__RECORDED DATA__.

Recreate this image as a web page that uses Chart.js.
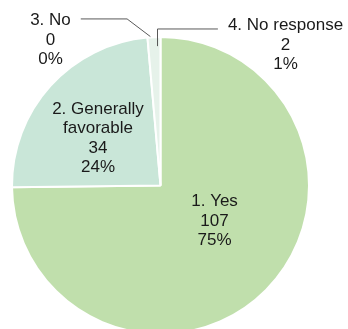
<!DOCTYPE html>
<html>
<head>
<meta charset="utf-8">
<script src="https://cdn.jsdelivr.net/npm/chart.js@4"></script>
<style>
  html, body { margin: 0; padding: 0; background: #fff; overflow: hidden; }
  #wrap { width: 348px; height: 329px; overflow: hidden; }
</style>
</head>
<body>
<div id="wrap"><canvas id="pie" width="348" height="335"></canvas></div>
<script>
// data
const categories = ["1. Yes", "2. Generally favorable", "3. No", "4. No response"];
const counts = [107, 34, 0, 2];
const sliceColors = ["#c0dfac", "#c9e6d8", "#d8eddf", "#e6f2ea"];

// where each label block sits, as a fraction of the radius from the centre
const labelPos = [
  { dx: 0.364, dy: 0.229, lines: ["1. Yes"] },
  { dx: -0.421, dy: -0.327, lines: ["2. Generally", "favorable"] },
  { dx: -0.741, dy: -0.987, lines: ["3. No"], leader: "left" },
  { dx: 0.842, dy: -0.953, lines: ["4. No response"], leader: "right" }
];

const total = counts.reduce((a, b) => a + b, 0);

const labelPlugin = {
  id: "sliceLabels",
  afterDraw(chart) {
    const ctx = chart.ctx;
    const meta = chart.getDatasetMeta(0);
    const lh = 19.5;
    ctx.save();
    ctx.font = "17px 'Liberation Sans', Arial, sans-serif";
    ctx.textAlign = "center";
    ctx.textBaseline = "alphabetic";
    meta.data.forEach((arc, i) => {
      const p = labelPos[i];
      const r = arc.outerRadius;
      const ax = arc.x + p.dx * r;
      const ay = arc.y + p.dy * r;
      const pct = Math.round(counts[i] / total * 100);
      const lines = p.lines.concat([String(counts[i]), pct + "%"]);
      const n = lines.length;
      let maxW = 0;
      lines.forEach((t, k) => {
        const by = ay + (k - (n - 1) / 2) * lh + 6;
        ctx.fillStyle = "#1a1a1a";
        ctx.fillText(t, ax, by);
        maxW = Math.max(maxW, ctx.measureText(t).width);
      });
      if (p.leader) {
        const mid = (arc.startAngle + arc.endAngle) / 2;
        const y0 = ay - (n - 1) / 2 * lh - 0.5;
        ctx.strokeStyle = "#595959";
        ctx.lineWidth = 1;
        ctx.beginPath();
        if (p.leader === "left") {
          const ex = arc.x + Math.cos(mid) * (r + 1);
          const ey = arc.y + Math.sin(mid) * (r + 1);
          const sx = ax + ctx.measureText(p.lines[0]).width / 2 + 10;
          ctx.moveTo(sx, y0);
          ctx.lineTo(ex - 1.15 * (ey - y0), y0);
          ctx.lineTo(ex + 3, ey);
        } else {
          const ex = arc.x + Math.cos(mid) * (r - 9) + 3;
          const ey = arc.y + Math.sin(mid) * (r - 9);
          const sx = ax - ctx.measureText(p.lines[0]).width / 2 - 10;
          ctx.moveTo(sx, y0 + 5);
          ctx.lineTo(Math.round(ex) + 0.5, y0 + 5);
          ctx.lineTo(Math.round(ex) + 0.5, ey);
        }
        ctx.stroke();
      }
    });
    ctx.restore();
  }
};

new Chart(document.getElementById("pie"), {
  type: "pie",
  plugins: [labelPlugin],
  data: {
    labels: categories,
    datasets: [{
      data: counts,
      backgroundColor: sliceColors,
      borderColor: "#ffffff",
      borderWidth: 2
    }]
  },
  options: {
    responsive: false,
    animation: false,
    layout: { padding: { left: 11, right: 38, top: 36, bottom: 0 } },
    plugins: {
      legend: { display: false },
      tooltip: { enabled: false }
    }
  }
});
</script>
</body>
</html>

__DIRECTIONS__. Would you set down the listing exactly, omitting pictures?

__SOLUTION TO THIS PROBLEM__.
Recreate this image as a web page that uses Chart.js.
<!DOCTYPE html>
<html>
<head>
<meta charset="utf-8">
<script src="https://cdn.jsdelivr.net/npm/chart.js@4"></script>
<style>
  html, body { margin: 0; padding: 0; background: #fff; overflow: hidden; }
  #wrap { width: 348px; height: 329px; overflow: hidden; }
</style>
</head>
<body>
<div id="wrap"><canvas id="pie" width="348" height="335"></canvas></div>
<script>
// data
const categories = ["1. Yes", "2. Generally favorable", "3. No", "4. No response"];
const counts = [107, 34, 0, 2];
const sliceColors = ["#c0dfac", "#c9e6d8", "#d8eddf", "#e6f2ea"];

// where each label block sits, as a fraction of the radius from the centre
const labelPos = [
  { dx: 0.364, dy: 0.229, lines: ["1. Yes"] },
  { dx: -0.421, dy: -0.327, lines: ["2. Generally", "favorable"] },
  { dx: -0.741, dy: -0.987, lines: ["3. No"], leader: "left" },
  { dx: 0.842, dy: -0.953, lines: ["4. No response"], leader: "right" }
];

const total = counts.reduce((a, b) => a + b, 0);

const labelPlugin = {
  id: "sliceLabels",
  afterDraw(chart) {
    const ctx = chart.ctx;
    const meta = chart.getDatasetMeta(0);
    const lh = 19.5;
    ctx.save();
    ctx.font = "17px 'Liberation Sans', Arial, sans-serif";
    ctx.textAlign = "center";
    ctx.textBaseline = "alphabetic";
    meta.data.forEach((arc, i) => {
      const p = labelPos[i];
      const r = arc.outerRadius;
      const ax = arc.x + p.dx * r;
      const ay = arc.y + p.dy * r;
      const pct = Math.round(counts[i] / total * 100);
      const lines = p.lines.concat([String(counts[i]), pct + "%"]);
      const n = lines.length;
      let maxW = 0;
      lines.forEach((t, k) => {
        const by = ay + (k - (n - 1) / 2) * lh + 6;
        ctx.fillStyle = "#1a1a1a";
        ctx.fillText(t, ax, by);
        maxW = Math.max(maxW, ctx.measureText(t).width);
      });
      if (p.leader) {
        const mid = (arc.startAngle + arc.endAngle) / 2;
        const y0 = ay - (n - 1) / 2 * lh - 0.5;
        ctx.strokeStyle = "#595959";
        ctx.lineWidth = 1;
        ctx.beginPath();
        if (p.leader === "left") {
          const ex = arc.x + Math.cos(mid) * (r + 1);
          const ey = arc.y + Math.sin(mid) * (r + 1);
          const sx = ax + ctx.measureText(p.lines[0]).width / 2 + 10;
          ctx.moveTo(sx, y0);
          ctx.lineTo(ex - 1.15 * (ey - y0), y0);
          ctx.lineTo(ex + 3, ey);
        } else {
          const ex = arc.x + Math.cos(mid) * (r - 9) + 3;
          const ey = arc.y + Math.sin(mid) * (r - 9);
          const sx = ax - ctx.measureText(p.lines[0]).width / 2 - 10;
          ctx.moveTo(sx, y0 + 5);
          ctx.lineTo(Math.round(ex) + 0.5, y0 + 5);
          ctx.lineTo(Math.round(ex) + 0.5, ey);
        }
        ctx.stroke();
      }
    });
    ctx.restore();
  }
};

new Chart(document.getElementById("pie"), {
  type: "pie",
  plugins: [labelPlugin],
  data: {
    labels: categories,
    datasets: [{
      data: counts,
      backgroundColor: sliceColors,
      borderColor: "#ffffff",
      borderWidth: 2
    }]
  },
  options: {
    responsive: false,
    animation: false,
    layout: { padding: { left: 11, right: 38, top: 36, bottom: 0 } },
    plugins: {
      legend: { display: false },
      tooltip: { enabled: false }
    }
  }
});
</script>
</body>
</html>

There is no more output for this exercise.